As biopics aiming for gold go, Trumbo packs a bigger punch than your average awards chaser. Sure, the film namedrops the scriptwriter’s greatest hits (Roman Holiday, The Brave One, Spartacus), but never loses sight of what it is about: A man fighting against fear and injustice with cunning, until the suppressive system becomes unsustainable.
The film chronicles the ten years Dalton Trumbo (a terrific Bryan Cranston) spent on the black list, alongside nine other scriptwriters whose livelihood was destroyed because of their affiliation with the communist party. At the time, Joseph McCarthy and his cronies considered Hollywood a weapon of indoctrination the Reds were using to brainwash Americans.
Not one to roll with the punches, Trumbo fought for his freedom of speech and association against a paranoid American Congress, gossip reporter Hedda Hopper, fearful studio heads and the Duke himself, John Wayne, an staunch conservative. He ended up in jail for his troubles.

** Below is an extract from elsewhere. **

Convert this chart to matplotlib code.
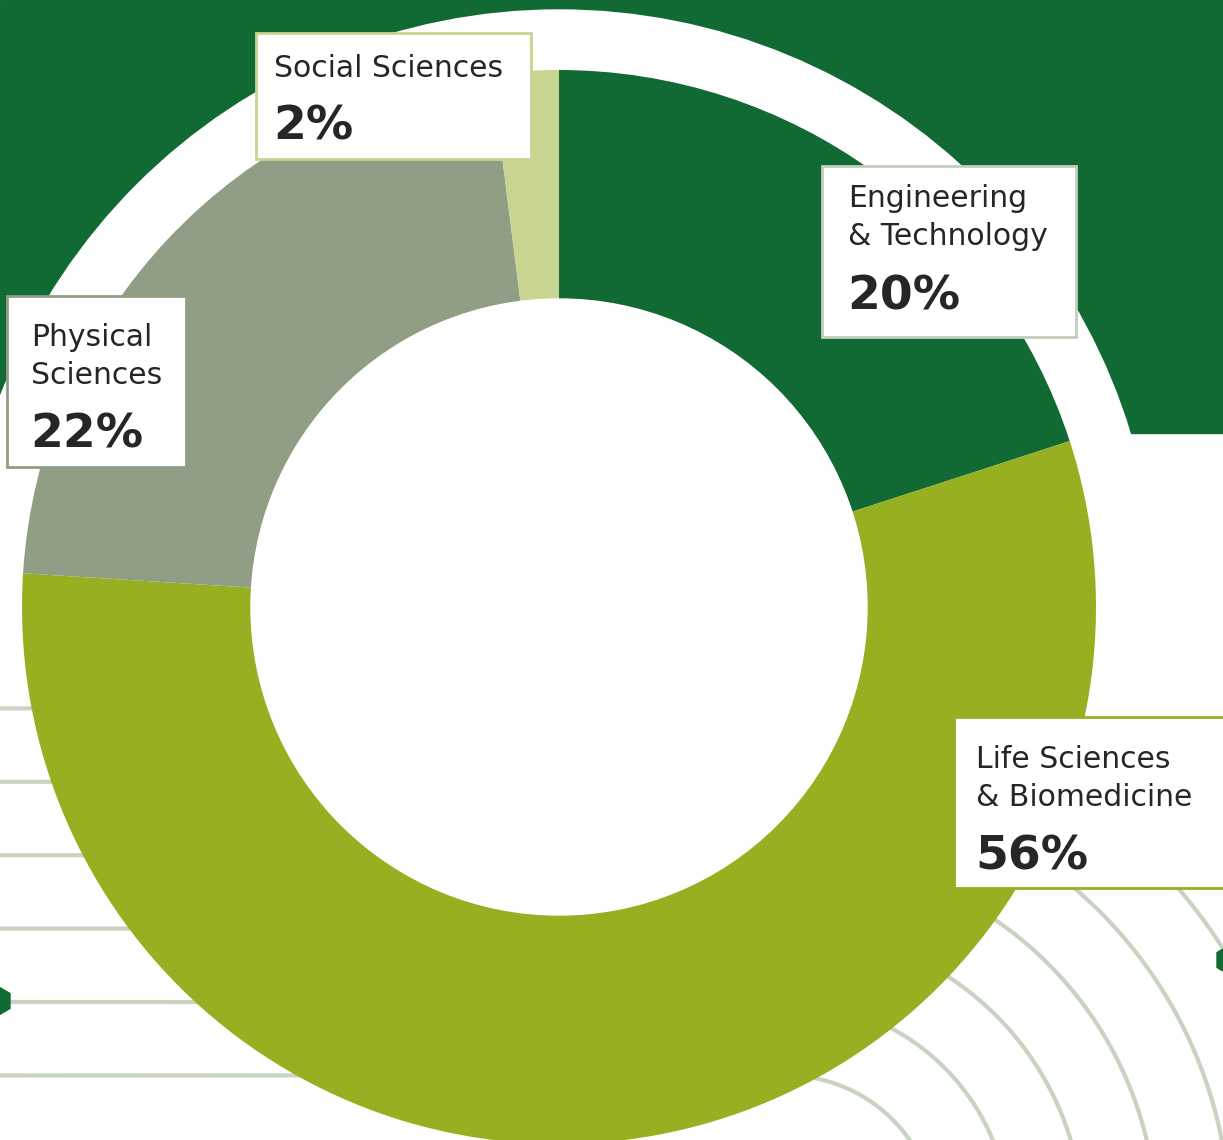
import numpy as np
import matplotlib.pyplot as plt
from matplotlib.patches import Circle, Rectangle, RegularPolygon

# datos del grafico
categorias = ["Engineering\n& Technology", "Life Sciences\n& Biomedicine",
              "Physical\nSciences", "Social Sciences"]
porcentajes = [20, 56, 22, 2]
colores = ["#116a33", "#97b022", "#909e85", "#c8d590"]
bordes = ["#c3cfbd", "#97b022", "#909e85", "#c8d590"]

W, H = 1223, 1140
verde = "#116a33"
gris_linea = "#c9d3c2"
texto = "#262626"

def py(y):
    """Convierte y en pixeles (desde arriba) a coordenadas de datos."""
    return H - y

fig = plt.figure(figsize=(W / 100, H / 100), dpi=100)
ax = fig.add_axes([0, 0, 1, 1])

cx, cy = 559, py(607)
R, ancho = 537, 229

# fondo verde superior y anillo blanco
ax.add_patch(Rectangle((0, py(433)), W, 433, color=verde, zorder=0))
ax.add_patch(Circle((cx, cy), 597, color="white", zorder=1))

# lineas decorativas: horizontal + cuarto de circulo
dcx, dcy = 786, py(1226)
radios = 150.6 + 73.4 * np.arange(6)
th = np.linspace(np.pi / 2, -0.3, 200)
for r in radios:
    xs = np.concatenate([[0], dcx + r * np.cos(th)])
    ys = np.concatenate([[dcy + r], dcy + r * np.sin(th)])
    ax.plot(xs, ys, color=gris_linea, lw=3, zorder=2, solid_capstyle="butt")

ax.add_patch(RegularPolygon((-3, py(1001)), 6, radius=15, color=verde, zorder=3))
ax.add_patch(RegularPolygon((1230, py(960)), 6, radius=15, color=verde, zorder=3))

# dona
wedges, _ = ax.pie(porcentajes, colors=colores, startangle=90, counterclock=False,
                   radius=R, center=(cx, cy), frame=True,
                   wedgeprops=dict(width=ancho, linewidth=0))
for w in wedges:
    w.set_zorder(4)
ax.add_patch(Circle((cx, cy), R - ancho, color="white", zorder=4))
ax.set_xlim(0, W)
ax.set_ylim(0, H)
ax.set_aspect("auto")
ax.axis("off")

# cajas de etiquetas: (x, y_top, ancho, alto, x_texto, y_base_nombre, y_base_pct)
cajas = [
    (822, 166, 254, 171, 848, 207, 309),
    (954, 717, 290, 171, 976, 768, 870),
    (7, 296, 179, 171, 31, 346, 447),
    (256, 33, 275, 126, 274, 77, 140),
]
for (bx, by, bw, bh, tx, ty, tp), nombre, p, ec in zip(cajas, categorias, porcentajes, bordes):
    ax.add_patch(Rectangle((bx, py(by + bh)), bw, bh, facecolor="white",
                           edgecolor=ec, lw=2, zorder=5))
    lineas = nombre.split("\n")
    for i, l in enumerate(lineas):
        ax.text(tx, py(ty + 38 * i), l, fontsize=21.5, family="DejaVu Sans",
                color=texto, ha="left", va="baseline", zorder=6)
    ax.text(tx - 1, py(tp), f"{p}%", fontsize=34, family="DejaVu Sans",
            fontweight="bold", color=texto, ha="left", va="baseline", zorder=6)

plt.savefig("out.png", dpi=100)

Trumbo didn’t wait for America to regain sanity. The man run a racket of blacklisted writers who worked in secret for a small studio. How good was he? The man won two Academy Awards using other people as front.
In his first high profile starring role after Breaking Bad, Bryan Cranston delivers: The man once known as Walter White provides the character with a joie-de-vivre that serves as motivation and source of empathy. At no point there is any question who is the smartest man in the room, a feat all the more remarkable since Trumbo never sold out his principles.
With Trumbo, director Jay Roach concludes his transformation from comedic force (the Austin Powers saga, Meet the Parents) to shrewd political observer (Game Change, The Campaign). The film is fascinating except for the segment dedicated to the Trumbo family dynamics, way too pedestrian compared to the fight against the powerful forces at play. A must watch. Three and a half blacklisted prairie dogs.
Trumbo plays from Thursday 14th to Sunday 17th at the RPL Theatre.